Global recessions can bring out the worst in trading partners. Plunging domestic demand in both China and the U.S. has left manufacturers in both countries plagued with overcapacity. American companies are now accusing their Chinese rivals of dumping products—selling at below-market prices—in the U.S. The clash could provide the first trade challenge for incoming President Barack Obama, who must balance his promises to be tougher with Beijing against America's need for Chinese funds to finance a projected $1 trillion federal budget deficit.

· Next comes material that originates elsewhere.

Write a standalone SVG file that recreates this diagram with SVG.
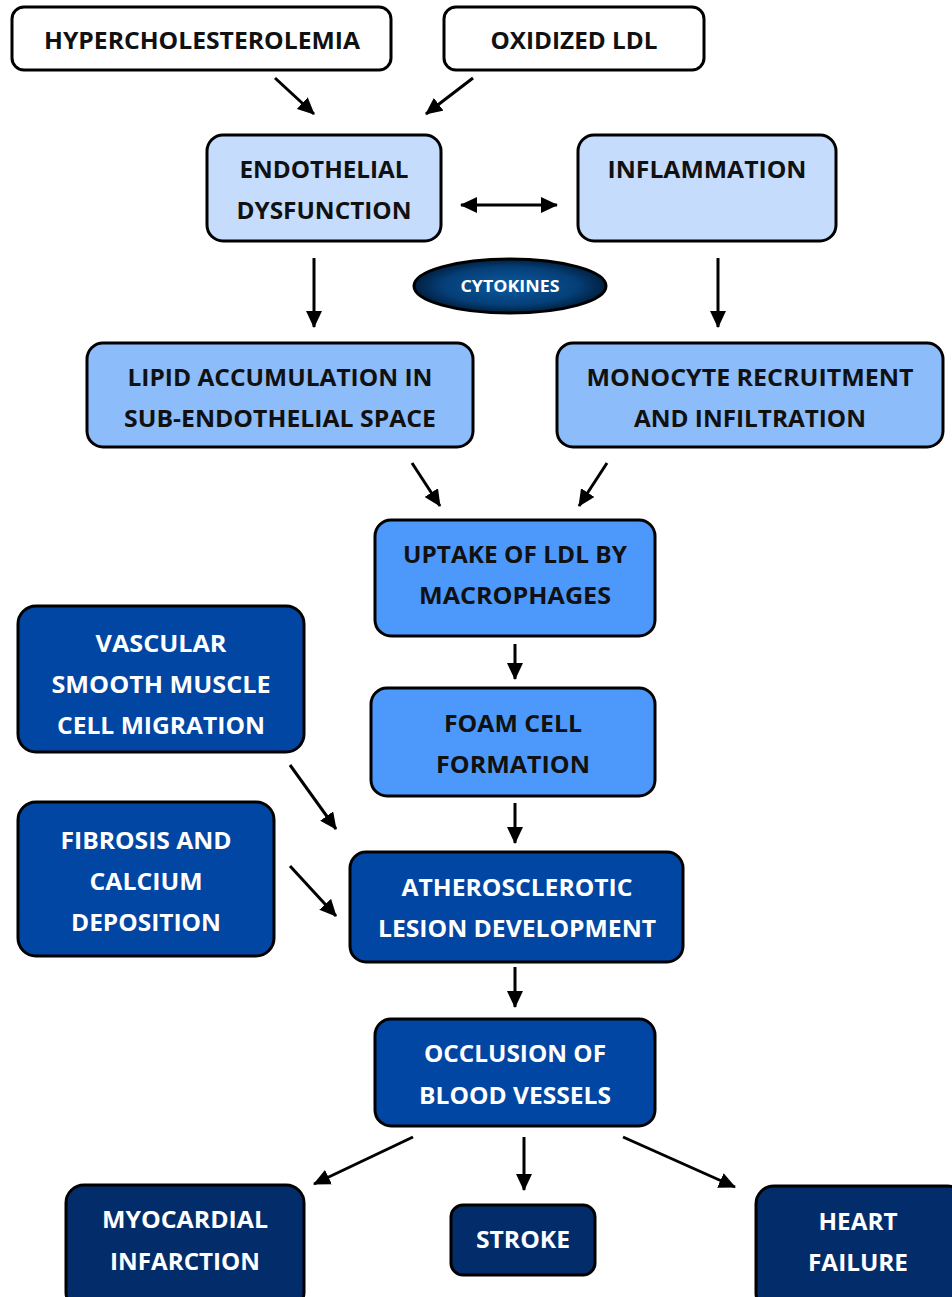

Stoking the controversy is the sudden activism of the Bush Administration, which U.S. manufacturing lobbyists often accused of being soft on China. The Bush White House filed lots of dumping cases but tried to head off bigger trade disputes with quiet diplomacy. But on Dec. 19, in one of her last acts as U.S. Trade Representative, Susan C. Schwab filed a sweeping petition with the World Trade Organization alleging that China illegally aids local exporters of Chinese-branded products, from appliances to apparel, with such subsidies as cash grants and cheap loans. "The programs are coordinated by agencies in the central government and have tentacles reaching deep into the provinces and cities," says a U.S. trade official. "We are talking about hundreds of companies."
China has denied the charges, but many U.S. companies are spoiling for a fight. The U.S. textile industry says China grabbed more than half of the U.S. apparel market for the first time this year by pumping $10 billion into new export subsidies since July. Industry lobbyists want Obama to be far more aggressive with Beijing, both in enforcing trade laws and applying diplomatic pressure.
The biggest brawl promises to be in steel. In December, the U.S. International Trade Commission, in an action separate from Schwab's petition, assessed duties of 35% to 40% on certain Chinese steel products to compensate for alleged subsidies. "Steel is often an early indicator of other trade problems," says Scott N. Paul, executive director of Alliance for American Manufacturing, a Washington trade group. "We need to send a signal that there will be consequences if China resorts to dumping." Beijing is challenging Washington's findings in the WTO.
Since April, Chinese monthly steel exports to the U.S. have nearly tripled. The biggest surges, in fact, occurred in the fall—even though the U.S. economy by then was sliding into deep recession. In October, Chinese steel exports to the U.S. hit an all-time high. At the same time, U.S. steel mills are running at 43% of capacity, their lowest level in 25 years, and dozens of mills have shut. After reporting record profits in 2007, U.S. Steel (X) on Dec. 2 shut mills in Michigan, Minnesota, and Missouri, idling 3,500 workers.
Trade hawks claim part of the problem is Beijing's use of subsidies, currency manipulation, and tax breaks for exporters in a bid to stem unemployment and preserve stability. The data suggest China is on track for a further jump in steel exports in 2009, says Barry D. Solarz, senior vice-president for trade and economic policy at the American Iron & Steel Institute. "Our fear," he says, "is that China will try to export its way out of this crisis by dumping here."
Washington trade attorney William H. Barringer, who represents Chinese steel producers, says most of the autumn's import bulge consisted of pipes for oil-drilling equipment. The orders were placed months earlier, when oil prices were high, he notes. Now Chinese steel shipments are falling. Barringer contends American producers are trying to make China a scapegoat. "This is what the U.S. steel industry historically does," he says. "There always is a crisis coming."
Several factors make China the prime target in trade disputes. America's record trade deficit with China—at $233 billion for 2008 through October—tops the list. And since entering the WTO in 2002, China has become a manufacturing juggernaut. Six years ago, China exported little steel. It has since added capacity that's more than double America's total output. China now makes 40% of the world's steel.
Beijing hasn't helped its case by pushing policies that juice exports. In November, it began offering partial rebates of value-added taxes for thousands of goods produced for export. China had scaled back that controversial perk in 2007. Beijing also stopped letting the yuan rise against U.S. dollar. While none of these moves may violate WTO rules, the fact that China is pushing exports while global industries are reeling has raised alarms.
Beijing University finance professor Michael Pettis goes so far as to liken China's tax-rebate move to the Smoot-Hawley Tariff Act of 1930, the U.S. law that sharply hiked tariffs to protect American manufacturers. Smoot-Hawley is widely blamed for a wave of global protectionism that helped usher in the Great Depression. Back then, America was the world's workshop and suffered from huge overcapacity at a time of global contraction. "China is in the same position today," says Pettis. "So far, China is acting like it thinks it can export its way out of this problem. I am very, very worried."